Where Are They Now: Rachel Siegel, 2011 Workshop

By Rachel Siegel

It has been five years since I attended NECIR’s summer workshop for high school students. In that time, I have been fortunate enough to write for my hometown newspaper, edit my high school newspaper, and serve as a reporter and editor on my college’s student daily.

But even despite the passage of time, I will never forget key lessons learned while a student of NECIR and its director, Joe Bergantino.

  • Break longer paragraphs (or grafs) up into one or two sentences.
  • Don’t put all of your statistics in one section — spread them out so readers have an easier time understanding.
  • Ask questions no one else will think to ask.
  • Hold people accountable, and keep them honest.
Rachel, third from left, and NECIR Executive Director Joe Bergantino, far right, pose with students during the 2011 Summer Investigative Reporting Workshop.

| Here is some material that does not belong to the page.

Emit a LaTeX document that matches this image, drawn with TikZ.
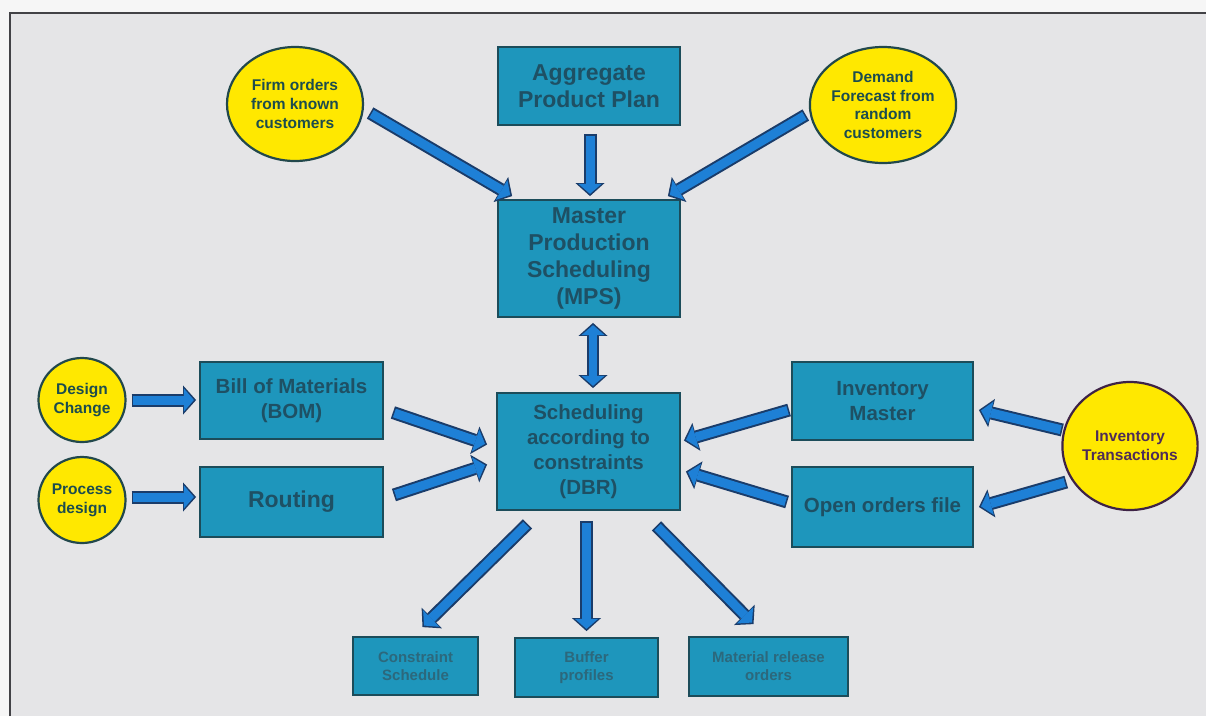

Rachel, third from left, and NECIR Executive Director Joe Bergantino, far right, pose with students during the 2011 Summer Investigative Reporting Workshop.

The two weeks I spent with Joe and other NECIR instructors, namely Maggie Mulvihill and Helen Smith, forever shaped my understanding of and respect for investigative journalism. Until then, most of my writing took the form of shorter pieces written for my high school newspaper, and having attended a high school of 120 students, even the most nuanced of articles didn’t require much digging. I had zero experience accessing court records or financial disclosure forms. My two-week long project — one which tracked campaign finance donations from health care lobbyists to Massachusetts state representatives and senators — was the first I had ever written that could potentially serve a statewide audience. It was also one of the first times my writing received concrete, one-on-one feedback from veteran journalists.

Most importantly, my time at NECIR instilled in me a desire to write stories with serious, and hopefully positive, social impact. It was a special feeling learning to use — a nonpartisan archive of political campaign contributions nationwide — for example, or to sit in on a state congressional hearing regarding Massachusetts’ Omnibus Healthcare bill. Though I always knew I wanted to be a reporter, NECIR taught me how to reexamine that which I wanted to write about and dig a little deeper.

Fortunately for me, those lessons didn’t leave me when my two weeks at NECIR were up. Instead, Joe has continued to be an invaluable resource to me as a young reporter and writer. In one instance just last year, I reached out to Joe when I was struggling as a full-time reporter for my college newspaper. He quickly offered to talk by phone to discuss how I could focus and strengthen my reporting while still enjoying my time in college. By then I was a long-gone alumna from the NECIR program, but Joe’s passion for training young journalists continues to be such a gift. I cannot emphasize that enough.

Though I was only technically a student in NECIR’s summer workshop for two weeks, the Center remains such an important part of my life five years later. And for that I’ll be forever grateful.

Rachel Siegel is an alumna of the 2011 Summer Investigative Reporting Workshop. She is now in her junior year at Yale University.